Gather the lines that hold the string "recreates".

*** Source material

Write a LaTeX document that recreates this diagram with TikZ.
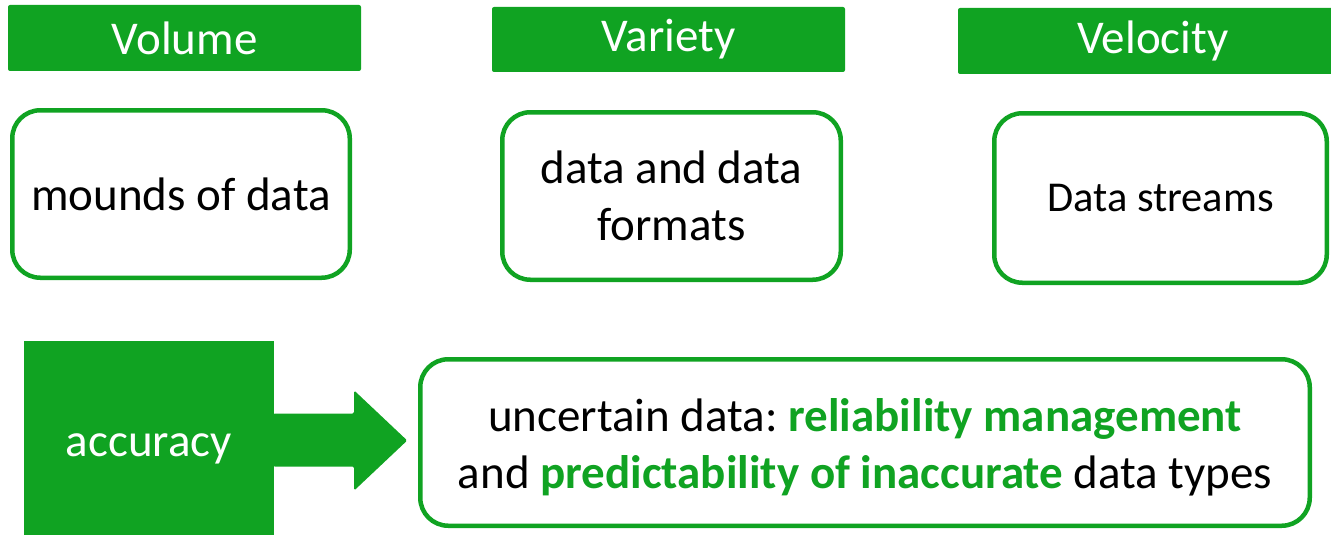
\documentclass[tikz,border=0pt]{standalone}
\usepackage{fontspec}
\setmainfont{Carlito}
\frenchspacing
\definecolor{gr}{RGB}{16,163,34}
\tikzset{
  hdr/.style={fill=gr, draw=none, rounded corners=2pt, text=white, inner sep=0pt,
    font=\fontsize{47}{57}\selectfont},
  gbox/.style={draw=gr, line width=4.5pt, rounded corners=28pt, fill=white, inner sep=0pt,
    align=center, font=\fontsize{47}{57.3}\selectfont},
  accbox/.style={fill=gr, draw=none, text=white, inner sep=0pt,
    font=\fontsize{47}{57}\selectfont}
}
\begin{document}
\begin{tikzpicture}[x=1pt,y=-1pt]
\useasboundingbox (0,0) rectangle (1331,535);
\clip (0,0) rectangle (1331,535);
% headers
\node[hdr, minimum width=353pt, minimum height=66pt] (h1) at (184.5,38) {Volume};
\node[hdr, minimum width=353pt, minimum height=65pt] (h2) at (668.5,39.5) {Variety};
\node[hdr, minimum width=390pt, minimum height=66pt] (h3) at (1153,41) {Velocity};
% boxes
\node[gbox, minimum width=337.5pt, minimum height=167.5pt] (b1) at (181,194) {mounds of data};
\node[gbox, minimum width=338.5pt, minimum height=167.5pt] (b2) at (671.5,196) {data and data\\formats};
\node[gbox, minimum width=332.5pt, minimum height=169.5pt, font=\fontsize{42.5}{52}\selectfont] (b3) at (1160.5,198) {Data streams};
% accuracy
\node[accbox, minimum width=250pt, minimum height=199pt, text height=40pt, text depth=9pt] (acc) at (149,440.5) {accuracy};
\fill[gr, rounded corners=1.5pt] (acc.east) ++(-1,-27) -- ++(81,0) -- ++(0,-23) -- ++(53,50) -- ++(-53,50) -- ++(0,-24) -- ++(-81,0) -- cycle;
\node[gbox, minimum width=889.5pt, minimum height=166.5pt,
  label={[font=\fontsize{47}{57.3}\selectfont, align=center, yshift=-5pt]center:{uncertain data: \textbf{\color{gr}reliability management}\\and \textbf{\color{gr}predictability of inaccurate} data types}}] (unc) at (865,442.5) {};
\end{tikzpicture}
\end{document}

******
*** Source material

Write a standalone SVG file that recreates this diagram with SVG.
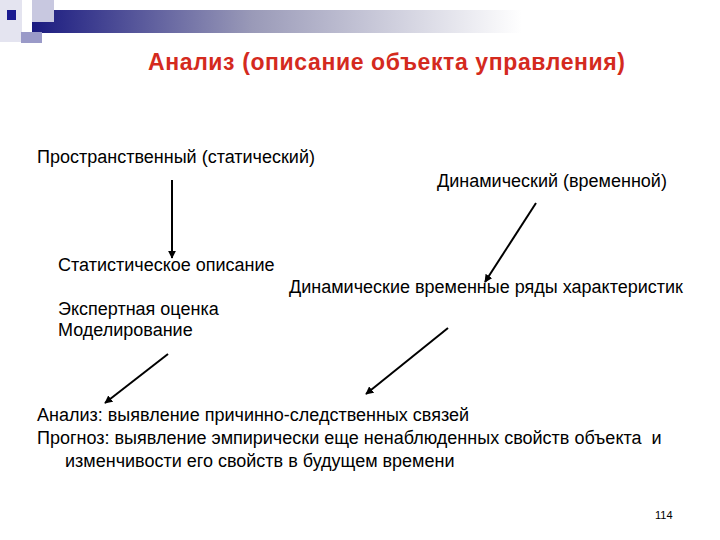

******

Worked answer.
Write a LaTeX document that recreates this diagram with TikZ.
Write a standalone SVG file that recreates this diagram with SVG.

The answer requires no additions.